POLAND:POLISH PRIME minister Donald Tusk has said he will call a referendum on the Lisbon Treaty if opposition leader Jaroslaw Kaczynski continues to block parliamentary ratification.
The Lisbon Treaty ratification Bill was intended to pass through the Polish parliament with broad cross-party support, guaranteeing the required two-thirds majority.
Now leading Polish diplomats say an "inter-party war" means that Poles could decide on the Lisbon Treaty at the ballot box.
A Polish referendum on top of an Irish poll could revive calls for treaty votes elsewhere in the EU.
"If in their belligerence [ Law and Justice] block the Lisbon Treaty, we will have to appeal to the people in a referendum," said Mr Tusk yesterday. "I hope this can be avoided."
On the surface, it is a contradictory row: Mr Kaczynski is attacking the treaty compromise agreed by his government and hailed by him last June as a "success for Poland".
Below the surface, however, is another round in the domestic political battle between Donald Tusk and Jaroslaw Kaczynski, five months after Mr Tusk won the general election.
Mr Kaczynski, under pressure from ultra-conservative nationalist MPs within his own Law and Justice party (PiS), has revived old concerns that Mr Tusk's government will sign Poland up to the Charter of Fundamental Rights accompanying the treaty.
That could force Poland to legislate for gay marriage, Mr Kaczynski said, and allow Germans regain land lost in today's western Poland - arguments long since rejected by Polish and EU experts.

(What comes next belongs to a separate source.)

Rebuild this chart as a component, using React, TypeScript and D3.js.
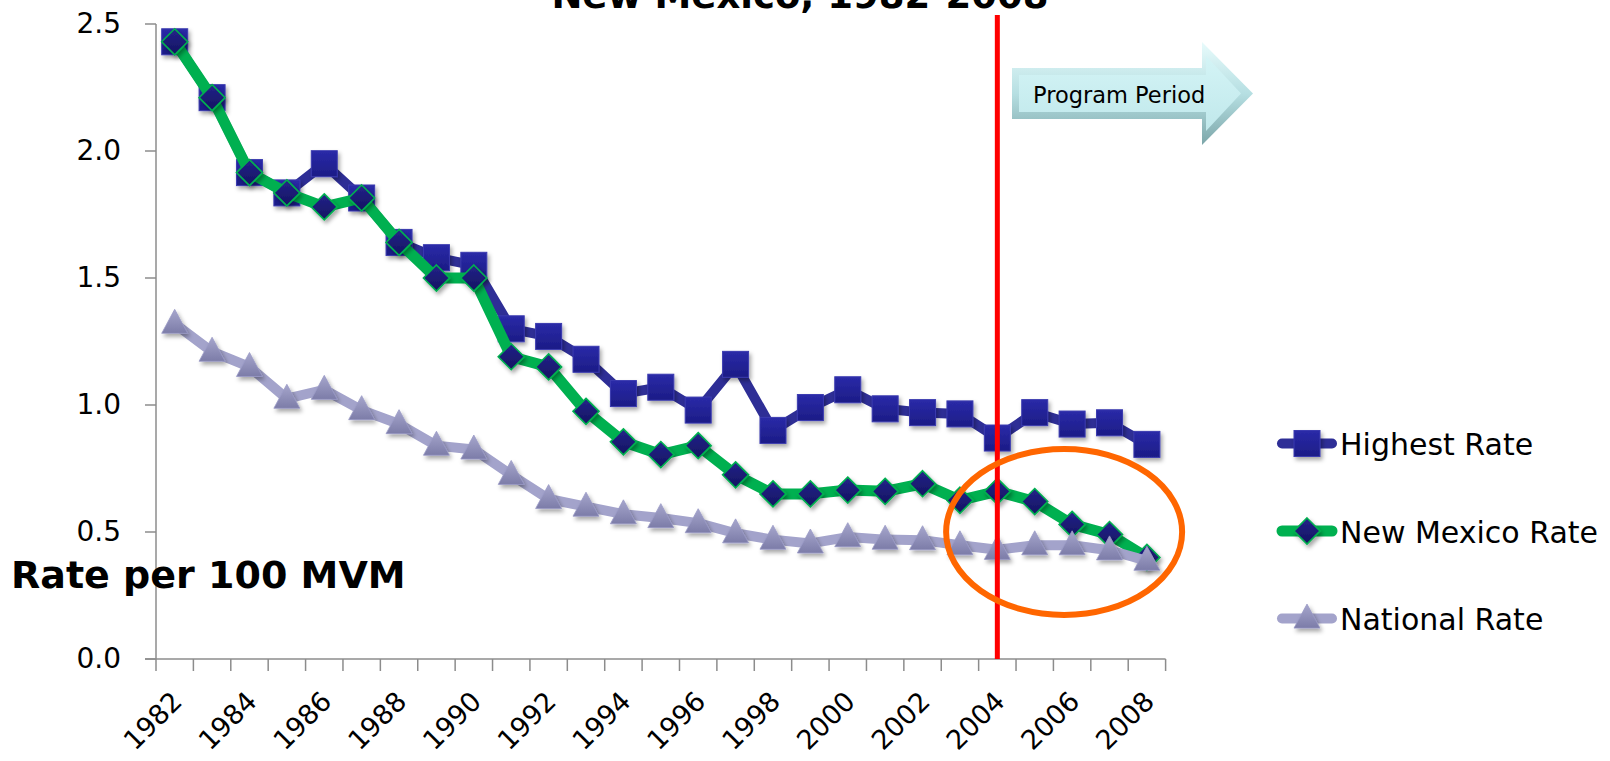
import React from "react";
import * as d3 from "d3";

const years = [
  "1982", "1983", "1984", "1985", "1986", "1987", "1988", "1989", "1990",
  "1991", "1992", "1993", "1994", "1995", "1996", "1997", "1998", "1999",
  "2000", "2001", "2002", "2003", "2004", "2005", "2006", "2007", "2008",
];
const highestRate = [
  2.43, 2.21, 1.915, 1.835, 1.95, 1.815, 1.64, 1.58, 1.55,
  1.3, 1.27, 1.18, 1.045, 1.07, 0.98, 1.16, 0.9, 0.99,
  1.06, 0.985, 0.97, 0.965, 0.87, 0.97, 0.925, 0.93, 0.845,
];
const newMexicoRate = [
  2.43, 2.21, 1.915, 1.835, 1.78, 1.815, 1.64, 1.5, 1.5,
  1.19, 1.15, 0.975, 0.855, 0.805, 0.84, 0.725, 0.65, 0.65,
  0.665, 0.66, 0.69, 0.625, 0.66, 0.62, 0.53, 0.49, 0.4,
];
const nationalRate = [
  1.32, 1.21, 1.15, 1.025, 1.06, 0.98, 0.925, 0.84, 0.825,
  0.725, 0.63, 0.6, 0.57, 0.555, 0.535, 0.495, 0.47, 0.455,
  0.48, 0.47, 0.468, 0.448, 0.43, 0.448, 0.448, 0.428, 0.387,
];
const yTicks = [0, 0.5, 1.0, 1.5, 2.0, 2.5];
const labelYears = ["1982", "1984", "1986", "1988", "1990", "1992", "1994", "1996", "1998", "2000", "2002", "2004", "2006", "2008"];
const seriesNames = ["Highest Rate", "New Mexico Rate", "National Rate"];
const titleText = "New Mexico, 1982-2008";
const yAxisLabel = "Rate per 100 MVM";
const arrowText = "Program Period";
const programStart = "2004";

const FONT = "'DejaVu Sans', sans-serif";

type Marker = "square" | "diamond" | "triangle";

function markerShape(kind: Marker, cx: number, cy: number, key: string | number) {
  if (kind === "square") {
    return (
      <rect key={key} x={cx - 13} y={cy - 13} width={26} height={26}
        fill="url(#gSquare)" stroke="#3b3bb0" strokeWidth={1} filter="url(#shadow)" />
    );
  }
  if (kind === "diamond") {
    const r = 13;
    return (
      <path key={key} d={`M${cx},${cy - r}L${cx + r},${cy}L${cx},${cy + r}L${cx - r},${cy}Z`}
        fill="url(#gDiamond)" stroke="#00B050" strokeWidth={1.6} filter="url(#shadow)" />
    );
  }
  const h = 24, w = 26;
  return (
    <path key={key} d={`M${cx},${cy - h * 0.6}L${cx + w / 2},${cy + h * 0.4}L${cx - w / 2},${cy + h * 0.4}Z`}
      fill="url(#gTriangle)" stroke="#9a9ac6" strokeWidth={0.8} filter="url(#shadow)" />
  );
}

export default function App() {
  const W = 1610, H = 761;
  const x = d3.scaleBand<string>().domain(years).range([156, 1165.6]).paddingInner(0).paddingOuter(0);
  const y = d3.scaleLinear().domain([0, 2.5]).range([659, 24]);
  const cx = (yr: string) => (x(yr) as number) + x.bandwidth() / 2;

  const series = [
    { name: seriesNames[0], values: highestRate, color: "#2E2E96", width: 10, marker: "square" as Marker },
    { name: seriesNames[1], values: newMexicoRate, color: "#00B050", width: 11, marker: "diamond" as Marker },
    { name: seriesNames[2], values: nationalRate, color: "#A3A3CB", width: 10, marker: "triangle" as Marker },
  ];

  const line = d3.line<number>()
    .x((_, i) => cx(years[i]))
    .y((v) => y(v))
    .curve(d3.curveLinear);

  const x0 = x.range()[0];
  const x1 = x.range()[1];
  const y0 = y(0);
  const boundaries = years.map((yr) => x(yr) as number).concat([x1]);

  const redX = cx(programStart);
  const fmt = d3.format(".1f");

  // arrow geometry
  const ax0 = 1012, ay0 = 68, ay1 = 119, ahx = 1202, aht = 42, ahb = 145, atx = 1253, aty = 93.5;
  const arrowPts = [[ax0, ay0], [ahx, ay0], [ahx, aht], [atx, aty], [ahx, ahb], [ahx, ay1], [ax0, ay1]];
  const inset = 7;
  const innerPts = [[ax0 + inset, ay0 + inset], [ahx + 4, ay0 + inset], [ahx + 4, aht + 14], [atx - 12, aty], [ahx + 4, ahb - 14], [ahx + 4, ay1 - inset], [ax0 + inset, ay1 - inset]];

  const legendX = 1277, legendRows = [443.5, 531, 618.5];

  return (
    <svg width={W} height={H} viewBox={`0 0 ${W} ${H}`}
      style={{ position: "absolute", left: 0, top: 0, background: "#fff" }}>
      <defs>
        <filter id="shadow" x="-50%" y="-50%" width="200%" height="200%">
          <feDropShadow dx="2" dy="3" stdDeviation="2" floodColor="#000" floodOpacity="0.35" />
        </filter>
        <linearGradient id="gSquare" x1="0" y1="0" x2="0" y2="1">
          <stop offset="0" stopColor="#2A2AA8" />
          <stop offset="1" stopColor="#1C1C86" />
        </linearGradient>
        <linearGradient id="gDiamond" x1="0" y1="0" x2="0" y2="1">
          <stop offset="0" stopColor="#23238A" />
          <stop offset="1" stopColor="#141460" />
        </linearGradient>
        <linearGradient id="gTriangle" x1="0" y1="0" x2="0" y2="1">
          <stop offset="0" stopColor="#A6A6CC" />
          <stop offset="1" stopColor="#7C7CA8" />
        </linearGradient>
        <linearGradient id="gArrowOuter" x1="0" y1="0" x2="0" y2="1">
          <stop offset="0" stopColor="#E8FBFC" />
          <stop offset="0.5" stopColor="#B6DFE2" />
          <stop offset="1" stopColor="#7CA6A9" />
        </linearGradient>
        <linearGradient id="gArrowInner" x1="0" y1="0" x2="0" y2="1">
          <stop offset="0" stopColor="#D4F4F6" />
          <stop offset="1" stopColor="#C0E8EB" />
        </linearGradient>
      </defs>

      {/* title (top part lies above the picture, as in the reference) */}
      <text x={800} y={8} textAnchor="middle" fontFamily={FONT} fontWeight="bold" fontSize={37} fill="#000">
        {titleText}
      </text>

      {/* y axis */}
      <line x1={x0} x2={x0} y1={y(2.5)} y2={y0} stroke="#8c8c8c" strokeWidth={1.5} />
      {yTicks.map((t) => (
        <g key={t}>
          <line x1={x0 - 11} x2={x0} y1={y(t)} y2={y(t)} stroke="#8c8c8c" strokeWidth={1.5} />
          <text x={121} y={y(t) + 8.5} textAnchor="end" fontFamily={FONT} fontSize={28} fill="#000">
            {fmt(t)}
          </text>
        </g>
      ))}

      {/* x axis */}
      <line x1={x0 - 11} x2={x1} y1={y0} y2={y0} stroke="#8c8c8c" strokeWidth={1.5} />
      {boundaries.map((b, i) => (
        <line key={i} x1={b} x2={b} y1={y0} y2={y0 + 12} stroke="#8c8c8c" strokeWidth={1.5} />
      ))}
      {labelYears.map((yr) => {
        const ex = cx(yr) + 9, ey = 703;
        return (
          <text key={yr} x={ex} y={ey} textAnchor="end" fontFamily={FONT} fontSize={27} fill="#000"
            transform={`rotate(-45 ${ex} ${ey})`}>
            {yr}
          </text>
        );
      })}

      {/* series */}
      {series.map((s) => (
        <g key={s.name}>
          <path d={line(s.values) || ""} fill="none" stroke={s.color} strokeWidth={s.width}
            strokeLinejoin="round" strokeLinecap="round" />
          {s.values.map((v, i) => markerShape(s.marker, cx(years[i]), y(v), i))}
        </g>
      ))}

      {/* program start line */}
      <line x1={redX} x2={redX} y1={15} y2={y0} stroke="#FF0000" strokeWidth={5} />

      {/* highlight ellipse */}
      <ellipse cx={cx("2006") - 8} cy={y(0.5)} rx={118} ry={83} fill="none" stroke="#FF6600" strokeWidth={6} />

      {/* program period arrow */}
      <polygon points={arrowPts.map((p) => p.join(",")).join(" ")} fill="url(#gArrowOuter)" />
      <polygon points={innerPts.map((p) => p.join(",")).join(" ")} fill="url(#gArrowInner)" />
      <text x={1033} y={103} fontFamily={FONT} fontSize={22.5} fill="#000">{arrowText}</text>

      {/* y-axis label */}
      <text x={11} y={588} fontFamily={FONT} fontWeight="bold" fontSize={38} fill="#000">{yAxisLabel}</text>

      {/* legend */}
      {series.map((s, i) => (
        <g key={s.name}>
          <line x1={legendX + 5} x2={legendX + 55} y1={legendRows[i]} y2={legendRows[i]}
            stroke={s.color} strokeWidth={s.width} strokeLinecap="round" />
          {markerShape(s.marker, legendX + 30, legendRows[i], "m")}
          <text x={1340} y={legendRows[i] + 11.5} fontFamily={FONT} fontSize={30} fill="#000">{s.name}</text>
        </g>
      ))}
    </svg>
  );
}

His twin brother, President Lech Kaczynski, went on television on Monday night to say that only a new preamble to the ratification Bill would guarantee Polish interests.
"It's a completely cynical move by Law and Justice to call for a preamble that would have no legal standing," said Piotr Kaczynski of the Centre for European Policy Studies in Brussels. "There is no rationality here: Law and Justice negotiated the treaty, they praised it, they liked it, therefore they should be in favour of it."
Mr Kaczynski has already lost nine MPs since the general election and now risks alienating a sizeable pro-treaty wing of the party.
For Mr Tusk, the risk of going to the people is that, despite popular support for the EU in Poland, a referendum vote in favour would have to top 50 per cent to be valid.
Even if a referendum is avoided and parliament ratifies the Bill, Polish legal opinion is divided over what happens next. Government experts say Mr Kaczynski is obliged to sign the ratification Bill into law; the president's advisers suggest he can still veto it.
"The point in time for a political compromise has passed," said Pawel Swieboda, director of the Demoseuropa think tank. "Now we are going to see a furious fight to the end."